The solar industry is seeing new applications and innovation by industry veterans as the industry grows out of its infancy stage. 
New startups have started sprouting up in unexpected areas such as automation of system installation and cleaning solar panels. Note giant solar panel farms have millions of panels installed covering hundreds of acres. Cleaning up the massive solar panel installations is time consuming and costly work for human workers. Now a startup called Alion Energy is automating this tedious repetitive task, with the help of robots. Not only will this technology help in reducing the time, but also the costs involved in installing the systems and maintaining them. Note system installation costs have now become equal to, if not bigger than the solar equipment costs. Relentless cost cutting and competition have drastically reduced the prices of solar panels, which have now become less than 50% of the total system costs. Even solar inverter prices have also gone down. But the BOS costs of installing, permitting and developing have remained high. Though mature markets such as Germany have dramatically reduced the prices of system installation, USA and Japan lag far behind.

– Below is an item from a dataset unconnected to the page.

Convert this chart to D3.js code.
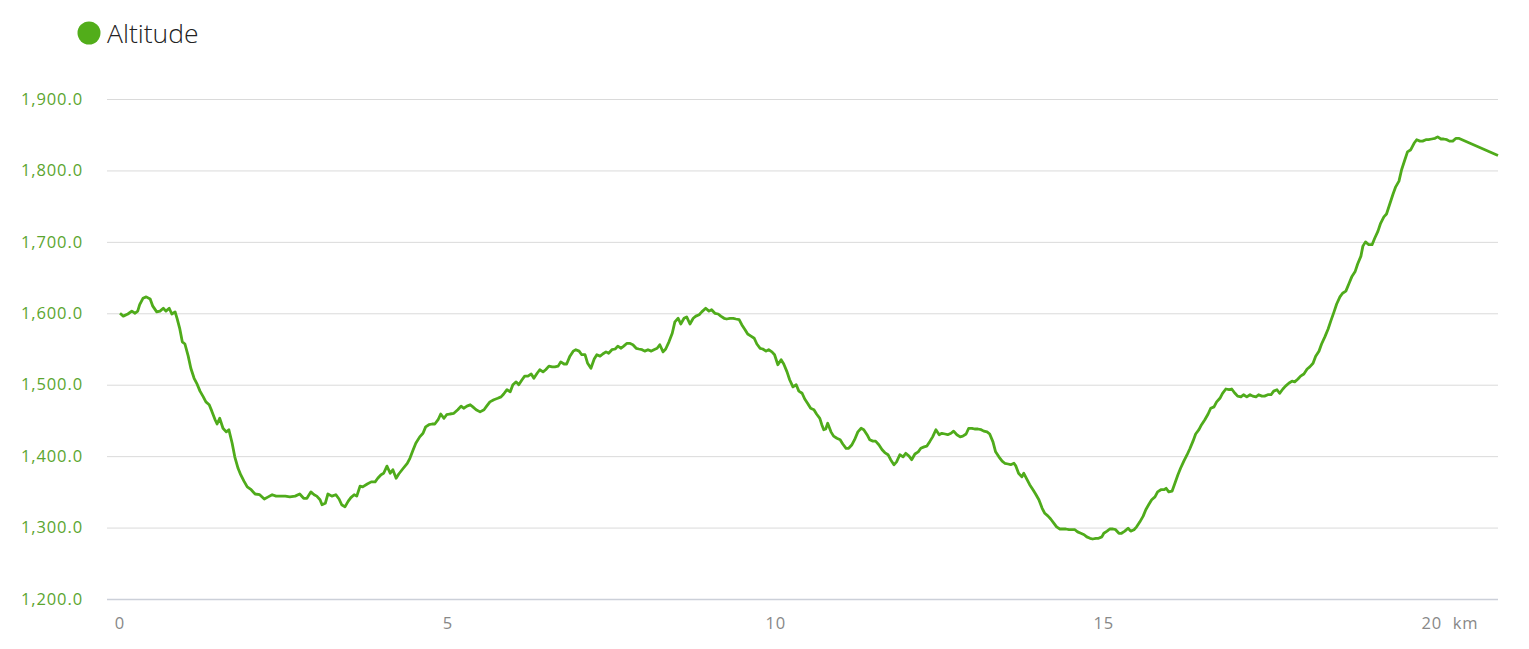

Solar manufacturing has recently seen the pace of innovation decline as most companies were fighting to survive rather than look to invest in newer fancier technology. However, cost has continued to come down with process and productivity improvements. Some startups continue to invest in disruptive technologies such as 1366 Technologies (making direct wafers without ingots and wafering). Many of the thin film startups have shut down or sold themselves for pennies. However, companies which are investing in improving efficiency and reducing costs of silicon crystalline technology have flourished. I think that the best PE and VC investment in solar will be those which help improve the crystalline silicon technology without spending huge amounts of capex. An asset light technology focused strategy will be the best one for solar startups. Getting into manufacturing will probably land you in bankruptcy like Solyndra or Nanosolar.